A very welcoming place, great outdoor cafe, but the door was tightly closed.  The season has not started yet.   We should have known.
 I took this photograph of the mist covered snowy mountains.  And I thought sadly, that we were leaving them behind us.
But that was not the end of the snow.  Further on there was a sign to say the E16 was closed, no doubt for some much needed repairs, which they could do now that the higher roads were open.  And that was where we had to go, up onto a minor road, the 52.   So we climbed up, and up, until we came to the pass.

At first we saw only small huts that the famers used during summer but the houses became larger and greater in number and we realised that they were used in winter for cross country skiing.
And there was still plenty of snow too, up there on the pass.   The road was quite decent, and wide enough to pass oncoming traffic easily.
 Once we dropped down onto the 7, we went past a downhill ski resort.  Coffee time.  Unfortunately we chose to buy coffee at a service station.  It was undrinkable.  A great disappointment, as more than two hours had gone by since we first felt the need for a coffee.  Oh well.

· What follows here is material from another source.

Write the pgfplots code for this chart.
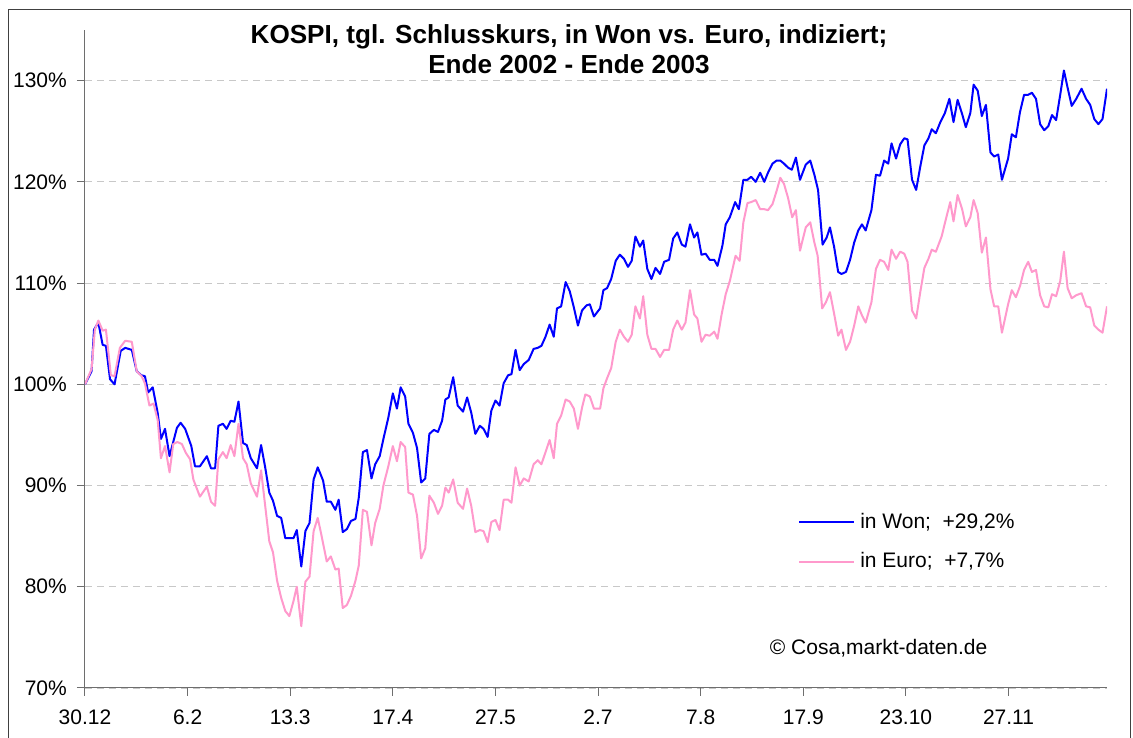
\documentclass[border=0pt]{standalone}
\usepackage{fontspec}
\setmainfont{Liberation Sans}
\usepackage{pgfplots}
\pgfplotsset{compat=1.18}
\definecolor{wonblue}{RGB}{0,0,255}
\definecolor{europink}{RGB}{255,153,204}
\definecolor{gridgray}{RGB}{200,200,200}
\definecolor{axgray}{RGB}{110,110,110}
\begin{document}
\fontsize{21pt}{25pt}\selectfont
\begin{tikzpicture}
\useasboundingbox (0pt,0pt) rectangle (1133pt,738pt);
\fill[white] (0pt,0pt) rectangle (1133pt,738pt);
\draw[black!75, line width=1pt] (8pt,-10pt) rectangle (1130pt,728pt);
\node[align=center, font=\bfseries\fontsize{26.1pt}{30pt}\selectfont] at (569pt,688.5pt)
  {KOSPI, tgl. Schlusskurs, in Won vs. Euro, indiziert;\\Ende 2002 - Ende 2003};
\begin{axis}[
  at={(85pt,50pt)}, anchor=south west, scale only axis,
  width=1022pt, height=658pt,
  xmin=0, xmax=249, ymin=70, ymax=135,
  axis x line=bottom, axis y line=left,
  axis line style={-, axgray, line width=1pt},
  tick style={axgray, line width=1pt},
  tick align=outside, major tick length=8pt,
  xtick={0,25,...,225},
  xticklabels={30.12,6.2,13.3,17.4,27.5,2.7,7.8,17.9,23.10,27.11},
  ytick={70,80,...,130},
  yticklabels={70\%,80\%,90\%,100\%,110\%,120\%,130\%},
  ticklabel style={font=\fontsize{21pt}{25pt}\selectfont},
  yticklabel style={inner sep=0pt, xshift=-10pt},
  xticklabel style={inner sep=0pt, yshift=-14pt},
  ymajorgrids=true,
  major grid style={gridgray, dash pattern=on 7pt off 5pt, line width=0.8pt},
  legend style={at={(axis description cs:0.6977,0.266)}, anchor=north west,
    draw=none, fill=none, inner sep=0pt, row sep=21pt, column sep=5pt,
    font=\fontsize{21pt}{25pt}\selectfont, nodes={inner sep=0pt}},
  legend cell align=left,
  legend image code/.code={\draw[#1] (0pt,0pt) -- (55pt,0pt);},
]
\addplot[wonblue, line width=2pt, line join=round] coordinates {
(0,100.0) (1.6,101.3) (2.2,105.4) (3.25,106.1) (4.3,103.9) (5.1,103.8) (6.1,100.5) (7.2,100.0)
(8.7,103.3) (9.8,103.6) (11.4,103.4) (12.6,101.3) (13.7,100.9) (14.6,100.8) (15.4,99.2) (16.5,99.7)
(17.7,97.2) (18.5,94.6) (19.5,95.6) (20.6,92.9) (22.4,95.7) (23.3,96.2) (24.4,95.6) (25.9,93.9)
(26.8,91.9) (28.0,91.9) (29.7,92.9) (30.7,91.7) (31.7,91.7) (32.5,95.9) (33.6,96.1) (34.5,95.6)
(35.5,96.4) (36.4,96.3) (37.4,98.3) (38.5,94.2) (39.4,94.0) (40.4,92.7) (41.9,91.7) (42.9,94.0)
(43.9,91.8) (44.9,89.3) (45.8,88.5) (46.8,87.0) (47.8,86.8) (48.8,84.8) (50.8,84.8) (51.6,85.6)
(52.7,82.0) (53.7,85.5) (54.7,86.3) (55.7,90.6) (56.7,91.8) (58.0,90.5) (58.9,88.4) (59.9,88.4)
(61.0,87.6) (61.8,88.6) (62.8,85.4) (63.8,85.7) (64.8,86.5) (65.9,86.7) (66.7,88.8) (67.7,93.3)
(68.7,93.5) (69.8,90.7) (70.7,92.1) (71.8,92.9) (72.7,94.6) (73.9,96.7) (75.0,99.1) (76.0,97.6)
(76.9,99.7) (78.0,98.8) (78.8,96.1) (79.9,95.2) (80.9,93.7) (81.9,90.3) (82.9,90.7) (83.9,95.1)
(85.0,95.5) (86.0,95.3) (87.0,96.4) (87.8,98.5) (88.6,98.7) (89.7,100.7) (90.8,97.9) (92.1,97.3)
(93.1,98.7) (94.1,97.2) (95.1,95.1) (96.2,95.9) (97.1,95.6) (98.1,94.8) (99.0,97.4) (100.0,98.4)
(101.0,97.9) (102.0,100.1) (103.1,100.9) (103.9,101.0) (104.9,103.4) (105.9,101.4) (106.9,102.0) (108.1,102.4)
(109.3,103.5) (110.3,103.6) (111.2,103.8) (112.2,104.7) (113.2,105.9) (114.2,104.7) (115.0,107.5) (116.0,107.7)
(117.1,110.1) (118.1,109.2) (119.1,107.6) (120.1,105.8) (121.1,107.3) (122.2,107.8) (123.0,107.9) (124.0,106.7)
(125.5,107.5) (126.3,109.3) (127.2,109.5) (128.2,110.4) (129.3,112.2) (130.3,112.8) (131.3,112.4) (132.3,111.6)
(133.2,112.2) (134.1,114.6) (135.2,113.6) (136.0,114.2) (137.0,111.4) (138.0,110.4) (139.0,111.5) (140.1,110.9)
(141.1,112.1) (142.3,112.3) (143.3,114.4) (144.3,115.0) (145.4,113.8) (146.3,113.6) (147.4,115.8) (148.4,114.5)
(149.2,115.0) (150.2,112.8) (151.2,112.9) (152.2,112.3) (153.3,112.3) (154.1,111.7) (155.3,113.7) (156.1,115.8)
(157.1,116.5) (158.4,118.0) (159.3,117.3) (160.4,120.2) (161.4,120.2) (162.3,120.5) (163.4,120.0) (164.5,120.9)
(165.5,120.0) (166.4,120.9) (167.5,121.8) (168.5,122.1) (169.4,122.1) (170.3,121.8) (171.3,121.4) (172.2,121.2)
(173.2,122.4) (174.2,120.2) (175.6,121.7) (176.7,122.1) (177.7,120.7) (178.6,119.2) (179.7,113.8) (180.7,114.5)
(181.5,115.5) (182.5,113.6) (183.5,111.1) (184.3,110.9) (185.4,111.1) (186.4,112.3) (187.4,114.0) (188.4,115.2)
(189.3,115.8) (190.2,115.2) (191.6,117.2) (192.7,120.7) (193.7,120.6) (194.7,122.1) (195.7,121.8) (196.5,123.8)
(197.6,122.3) (198.6,123.7) (199.6,124.3) (200.4,124.2) (201.5,120.2) (202.5,119.2) (203.5,121.5) (204.5,123.6)
(205.5,124.3) (206.3,125.2) (207.3,124.8) (208.4,125.9) (209.5,126.8) (210.6,128.2) (211.6,125.9) (212.6,128.1)
(213.7,126.7) (214.6,125.4) (215.7,126.8) (216.5,129.6) (217.5,129.0) (218.5,126.5) (219.5,127.6) (220.6,122.9)
(221.5,122.5) (222.5,122.7) (223.4,120.2) (224.9,122.3) (225.8,124.7) (226.8,124.4) (227.8,126.9) (228.8,128.6)
(229.8,128.6) (230.7,128.8) (231.7,128.2) (232.7,125.7) (233.7,125.1) (234.7,125.5) (235.6,126.6) (236.6,126.1)
(237.6,128.6) (238.5,131.0) (239.4,129.3) (240.4,127.5) (241.5,128.2) (242.8,129.2) (243.9,128.2) (244.9,127.6)
(245.9,126.2) (246.9,125.7) (247.9,126.2) (249.0,129.2)
};
\addlegendentry{in Won;\ \ +29,2\%}
\addplot[europink, line width=2pt, line join=round] coordinates {
(0,100.0) (1.6,101.5) (2.4,105.4) (3.25,106.3) (4.3,105.3) (5.1,105.4) (6.3,100.9) (7.2,100.8)
(8.5,103.6) (9.8,104.3) (11.4,104.2) (12.6,101.3) (13.8,100.8) (14.6,100.1) (15.7,97.9) (16.7,98.1)
(17.7,96.5) (18.5,92.7) (19.5,93.9) (20.6,91.3) (21.5,94.1) (22.5,94.3) (23.6,94.1) (24.6,93.2)
(25.6,92.6) (26.4,90.6) (28.0,88.9) (29.7,89.9) (30.7,88.4) (31.7,88.0) (32.5,92.6) (33.6,93.3)
(34.5,92.7) (35.5,94.0) (36.4,92.9) (37.4,96.1) (38.5,92.7) (39.4,92.1) (40.4,90.2) (41.9,88.9)
(42.9,91.5) (43.9,88.0) (44.9,84.5) (45.8,83.4) (46.8,80.6) (47.8,78.9) (48.8,77.6) (49.8,77.1)
(50.8,78.6) (51.6,80.0) (52.7,76.1) (53.7,80.5) (54.7,81.0) (55.7,85.5) (56.7,86.8) (57.5,85.3)
(58.9,82.5) (59.9,83.0) (61.0,81.7) (61.8,81.8) (62.8,77.9) (63.8,78.2) (64.8,79.1) (65.9,80.6)
(66.7,82.1) (67.7,87.6) (68.7,87.4) (69.8,84.1) (70.7,86.3) (71.8,87.7) (72.7,90.0) (73.9,91.9)
(75.0,93.9) (76.0,92.4) (76.9,94.3) (78.0,93.8) (78.8,89.3) (79.9,89.1) (80.9,87.0) (81.9,82.8)
(82.9,83.8) (83.9,89.0) (85.0,88.3) (86.0,87.2) (87.0,88.0) (87.8,89.8) (88.6,89.3) (89.7,90.6)
(90.8,88.3) (92.1,87.7) (93.1,89.7) (94.1,88.0) (95.1,85.4) (96.2,85.6) (97.1,85.5) (98.1,84.4)
(99.0,86.4) (100.0,86.6) (101.0,85.6) (102.0,88.6) (103.1,88.6) (103.9,88.3) (104.9,91.8) (105.9,90.0)
(106.9,90.7) (108.1,90.4) (109.3,92.1) (110.3,92.5) (111.2,92.1) (112.2,93.3) (113.2,94.5) (114.2,92.7)
(115.0,96.1) (116.0,96.9) (117.1,98.5) (118.1,98.3) (119.1,97.6) (120.1,95.6) (121.1,97.7) (121.9,99.0)
(123.0,98.8) (124.0,97.6) (125.5,97.6) (126.3,99.6) (127.2,100.6) (128.2,101.6) (129.3,104.2) (130.3,105.4)
(131.3,104.7) (132.3,104.2) (133.2,104.9) (134.1,107.7) (135.2,106.5) (136.0,108.7) (137.0,104.9) (138.0,103.5)
(139.0,103.5) (140.1,102.7) (141.1,103.4) (142.3,103.4) (143.3,105.4) (144.3,106.3) (145.4,105.4) (146.3,106.1)
(147.4,109.3) (148.4,106.9) (149.2,106.5) (150.2,104.2) (151.2,104.9) (152.2,104.8) (153.3,105.2) (154.1,104.5)
(155.1,106.9) (156.1,108.9) (157.1,110.2) (158.5,112.7) (159.5,112.2) (160.4,116.0) (161.4,117.9) (162.3,118.0)
(163.4,118.2) (164.5,117.3) (165.5,117.3) (166.4,117.2) (167.5,117.8) (168.5,119.1) (169.4,120.4) (170.3,119.8)
(171.3,118.4) (172.3,116.5) (173.2,117.2) (174.2,113.2) (175.6,115.5) (176.7,116.0) (177.7,114.0) (178.5,112.7)
(179.6,107.5) (180.5,108.1) (181.5,109.1) (182.5,107.0) (183.5,104.8) (184.3,105.4) (185.4,103.4) (186.4,104.2)
(187.4,105.8) (188.4,107.7) (189.3,106.8) (190.2,106.1) (191.6,108.1) (192.7,111.4) (193.7,112.3) (194.7,112.1)
(195.7,111.3) (196.5,113.3) (197.6,112.4) (198.6,113.1) (199.6,112.9) (200.4,112.1) (201.5,107.3) (202.5,106.5)
(203.5,109.1) (204.5,111.5) (205.5,112.4) (206.3,113.3) (207.3,113.1) (208.7,114.6) (209.8,116.4) (210.8,118.0)
(211.6,116.1) (212.6,118.7) (213.7,117.3) (214.6,115.6) (215.7,116.5) (216.5,118.2) (217.5,116.9) (218.5,113.0)
(219.5,114.5) (220.6,109.4) (221.5,107.7) (222.5,107.7) (223.4,105.1) (224.9,107.9) (225.8,109.3) (226.8,108.6)
(227.8,109.7) (228.8,111.3) (229.8,112.1) (230.7,111.1) (231.7,111.3) (232.7,108.8) (233.7,107.7) (234.7,107.6)
(235.6,108.9) (236.6,108.7) (237.6,110.2) (238.5,113.1) (239.4,109.5) (240.4,108.5) (241.5,108.8) (242.8,109.0)
(243.9,107.7) (244.9,107.6) (245.9,105.8) (246.9,105.4) (247.9,105.1) (249.0,107.7)
};
\addlegendentry{in Euro;\ \ +7,7\%}
\node[anchor=west, inner sep=0pt, font=\fontsize{21pt}{25pt}\selectfont] at (axis description cs:0.670,0.0608) {© Cosa,markt-daten.de};
\end{axis}
\end{tikzpicture}
\end{document}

So we continued on, with the road going downhill, and through many, many tunnels.  Norway must be experts on tunnelling, as they have tunnels that twist around and around, have roundabouts in them, climb uphill or go downhill, and go deep down under the Oslofjord even.  Some were brightly lit and others were so dark, they were quite scary.

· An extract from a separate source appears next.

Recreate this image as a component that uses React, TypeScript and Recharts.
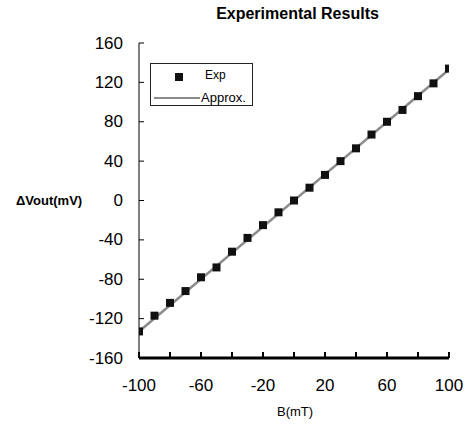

We drove further than we planned, and eventually we stopped at a friendly little campsite on the edge of Tyrifjorden.  I reversed onto this pitch without hesitation.  But we needed to use the mover this morning due to another caravan that came in after us.  It was parked close beside us, and stayed hitched up to the car which hung over the road, just enough to block an easy exit.  Another chance to show off the caravan mover.
The view of the fjord.
 In order to celebrate our last night in Norway, I cooked the Norwegian's favourite takeaway, a hot dog wrapped in bacon.  Double fat there.    I only had enough bacon for two hot dogs, and I admit the bacon certainly complemented the hot dogs, which were a great improvement on English hot dogs.   On a positive note also, we could read that they contained 70% pork,  but all the other ingredients were unknown, thank goodness.
So this afternoon we left Norway, sadly.  We only saw a small part really, but it was beautiful, breathtakingly beautiful.  It was not a difficult country to tow a caravan in either, once you sorted out which roads to take, but most busy roads around fjords were best avoided, either in a motorhome or car and caravan, due to the narrowness, but connecting roads were fine.

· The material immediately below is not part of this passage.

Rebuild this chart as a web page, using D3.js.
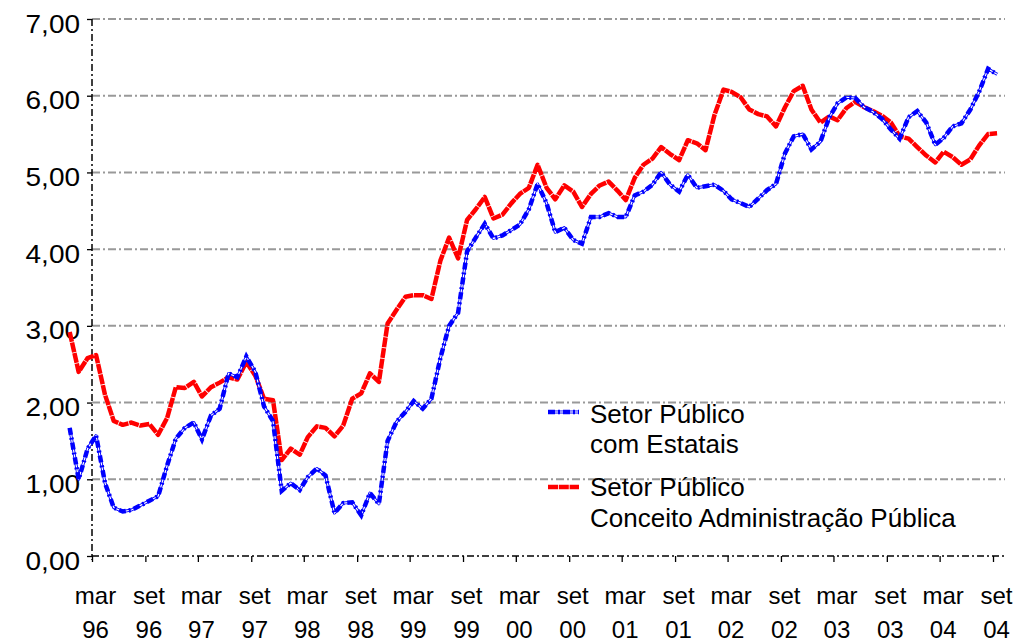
<!DOCTYPE html>
<html>
<head>
<meta charset="utf-8">
<script src="https://cdn.jsdelivr.net/npm/d3@7"></script>
<style>
  body { margin: 0; background: #fff; }
  svg { display: block; font-family: "Liberation Sans", Arial, sans-serif; }
</style>
</head>
<body>
<div id="chart"></div>
<script>
// monthly values, dez/95 .. set/04
var startYear = 1995, startMonth = 11;

var comEstatais = [
  1.67, 1.00, 1.40, 1.57, 0.95, 0.63, 0.58, 0.60, 0.66, 0.72, 0.78, 1.18,
  1.53, 1.67, 1.74, 1.52, 1.83, 1.92, 2.38, 2.33, 2.60, 2.40, 1.95, 1.76,
  0.85, 0.95, 0.86, 1.03, 1.14, 1.05, 0.56, 0.69, 0.70, 0.53, 0.82, 0.68,
  1.50, 1.75, 1.88, 2.02, 1.92, 2.05, 2.58, 3.00, 3.17, 3.97, 4.15, 4.33,
  4.14, 4.18, 4.25, 4.32, 4.52, 4.85, 4.60, 4.22, 4.28, 4.12, 4.07, 4.42,
  4.42, 4.47, 4.42, 4.42, 4.70, 4.75, 4.84, 5.00, 4.84, 4.75, 4.97, 4.80,
  4.82, 4.84, 4.76, 4.65, 4.60, 4.55, 4.66, 4.77, 4.85, 5.25, 5.47, 5.50,
  5.30, 5.40, 5.72, 5.90, 5.98, 5.97, 5.85, 5.79, 5.70, 5.56, 5.44, 5.72,
  5.80, 5.65, 5.36, 5.45, 5.60, 5.64, 5.82, 6.05, 6.35, 6.28
];

var admPublica = [
  2.92, 2.40, 2.58, 2.62, 2.10, 1.76, 1.71, 1.74, 1.70, 1.72, 1.58, 1.80,
  2.20, 2.19, 2.27, 2.08, 2.20, 2.26, 2.33, 2.30, 2.53, 2.35, 2.05, 2.03,
  1.25, 1.40, 1.32, 1.55, 1.69, 1.67, 1.56, 1.70, 2.05, 2.12, 2.38, 2.27,
  3.03, 3.21, 3.38, 3.40, 3.40, 3.35, 3.85, 4.15, 3.88, 4.38, 4.52, 4.68,
  4.40, 4.45, 4.60, 4.72, 4.80, 5.10, 4.80, 4.65, 4.83, 4.75, 4.55, 4.72,
  4.83, 4.88, 4.76, 4.64, 4.93, 5.10, 5.18, 5.33, 5.24, 5.16, 5.42, 5.38,
  5.29, 5.75, 6.08, 6.05, 5.98, 5.82, 5.76, 5.73, 5.60, 5.85, 6.06, 6.13,
  5.82, 5.65, 5.73, 5.68, 5.84, 5.92, 5.85, 5.80, 5.74, 5.65, 5.47, 5.44,
  5.33, 5.22, 5.13, 5.27, 5.20, 5.10, 5.17, 5.35, 5.50, 5.51
];

var yTicks = [0, 1, 2, 3, 4, 5, 6, 7];
var monthNames = ["jan", "fev", "mar", "abr", "mai", "jun", "jul", "ago", "set", "out", "nov", "dez"];
var legendLabels = [["Setor Público", "com Estatais"], ["Setor Público", "Conceito Administração Pública"]];

var width = 1036, height = 644;

var svg = d3.select("#chart").append("svg")
  .attr("width", width).attr("height", height);

var x = d3.scaleTime()
  .domain([new Date(1996, 2, 1), new Date(2004, 8, 1)])
  .range([92, 993]);

var y = d3.scaleLinear()
  .domain([0, 7])
  .range([556, 19]);

var locale = d3.formatLocale({ decimal: ",", thousands: ".", grouping: [3], currency: ["R$", ""] });
var fmt = locale.format(".2f");

function toSeries(vals) {
  return vals.map(function(v, i) { return { date: new Date(startYear, startMonth + i, 15), v: v }; });
}

// grid
svg.append("g").selectAll("line")
  .data(yTicks.filter(function(d) { return d > 0; }))
  .enter().append("line")
  .attr("x1", 92).attr("x2", 1005)
  .attr("y1", function(d) { return y(d); }).attr("y2", function(d) { return y(d); })
  .attr("stroke", "#999").attr("stroke-width", 2)
  .attr("stroke-dasharray", "8,3,2,3");

// x axis
var xTickDates = [];
for (var i = 0; i < 18; i++) xTickDates.push(new Date(1996, 2 + i * 6, 1));

var xAxis = svg.append("g")
  .attr("transform", "translate(0," + y(0) + ")")
  .call(d3.axisBottom(x).tickValues(xTickDates).tickSize(6).tickSizeOuter(0).tickFormat(""));

xAxis.select(".domain").attr("d", "M92,0H1005")
  .attr("stroke", "#000").attr("stroke-width", 1.5).attr("stroke-dasharray", "7,3,2,3");
xAxis.selectAll(".tick line").attr("stroke", "#000").attr("stroke-width", 1.3);
xAxis.selectAll(".tick").each(function(d) {
  var t = d3.select(this).append("text")
    .attr("fill", "#000").attr("font-size", 24).attr("text-anchor", "middle");
  t.append("tspan").attr("x", 3).attr("y", 48).text(monthNames[d.getMonth()]);
  t.append("tspan").attr("x", 3).attr("y", 82).text(String(d.getFullYear()).slice(2));
});

// y axis
var yAxis = svg.append("g")
  .attr("transform", "translate(92,0)")
  .call(d3.axisLeft(y).tickValues(yTicks).tickSize(5).tickSizeOuter(0).tickFormat(fmt));

yAxis.select(".domain").attr("d", "M0,19V560")
  .attr("stroke", "#000").attr("stroke-width", 1.5).attr("stroke-dasharray", "7,3,2,3");
yAxis.selectAll(".tick line").attr("stroke", "#000").attr("stroke-width", 1.3);
yAxis.selectAll(".tick text")
  .attr("font-size", 25).attr("fill", "#000")
  .attr("x", -10.7).attr("dy", "0.52em")
  .attr("transform", "scale(1.12,1)");

// lines
var line = d3.line()
  .x(function(d) { return x(d.date); })
  .y(function(d) { return y(d.v); });

function drawRed(sel, d) {
  sel.append("path").attr("d", d).attr("fill", "none")
    .attr("stroke", "#ff0000").attr("stroke-width", 4.5)
    .attr("stroke-dasharray", "10,0.8").attr("stroke-linejoin", "round");
}
function drawBlue(sel, d) {
  // thin double line underneath, thick dashes on top
  sel.append("path").attr("d", d).attr("fill", "none")
    .attr("stroke", "#0000ff").attr("stroke-width", 3)
    .attr("stroke-linejoin", "round");
  sel.append("path").attr("d", d).attr("fill", "none")
    .attr("stroke", "#fff").attr("stroke-width", 1.2);
  sel.append("path").attr("d", d).attr("fill", "none")
    .attr("stroke", "#0000ff").attr("stroke-width", 4.5)
    .attr("stroke-dasharray", "7,3,2,3");
}

var lines = svg.append("g");
drawRed(lines, line(toSeries(admPublica)));
drawBlue(lines, line(toSeries(comEstatais)));

// legend
var legend = svg.append("g");
drawBlue(legend, "M548,412H579");
drawRed(legend, "M548,487H579");

var legendY = [[423, 453], [496, 527]];
legendLabels.forEach(function(lbl, k) {
  lbl.forEach(function(s, j) {
    legend.append("text")
      .attr("x", 590).attr("y", legendY[k][j])
      .attr("font-size", 26).attr("fill", "#000")
      .text(s);
  });
});
</script>
</body>
</html>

An expensive country to visit, there was no doubt about that, but by planning carefully it was possible to lower the costs somewhat.  We found that by staying in camping grounds, buying food from local supermarkets and packing a lunch each day, lowered the cost immensely.  We also bought no alcohol, sparkling water or soft drinks.  Coffee was expensive, and we limited that to one a day.  People can free camp in Norway, and we could see that was a popular way of travelling the country.  If we still had our motorhome we would have done likewise.

But not everyone has a motorhome, or a caravan, or a tent, or the time to take such a long holiday as the distance to drive there, is great, even with the help of ferries.   I felt taking a coach tour of Norway would be tortuous, sitting in a coach for hours on end as it slowly drove around those twisty narrow roads.

However, taking a cruise would be the most relaxing and enjoyable way to see the fjords as the ships sail right into the remotest corners.  And there are plenty of cruises to chose from too.

For people, for whom money is plentiful,  staying in hotels and eating at restaurants is not a great problem.  But for most of us, Norway on a budget, takes much planning, ingenuity and organisation.

I must add before I forget, that most people speak English, which greatly helps us lazy English people.  Also the Norwegian language has many similaries to English, so translating signs and instructions is really easy.  Even the spoken language has similar inflections and words.  But then some of our English words have their origin in Norway.   A Viking legacy.

Goodbye to Norway, a beautiful and enthralling country.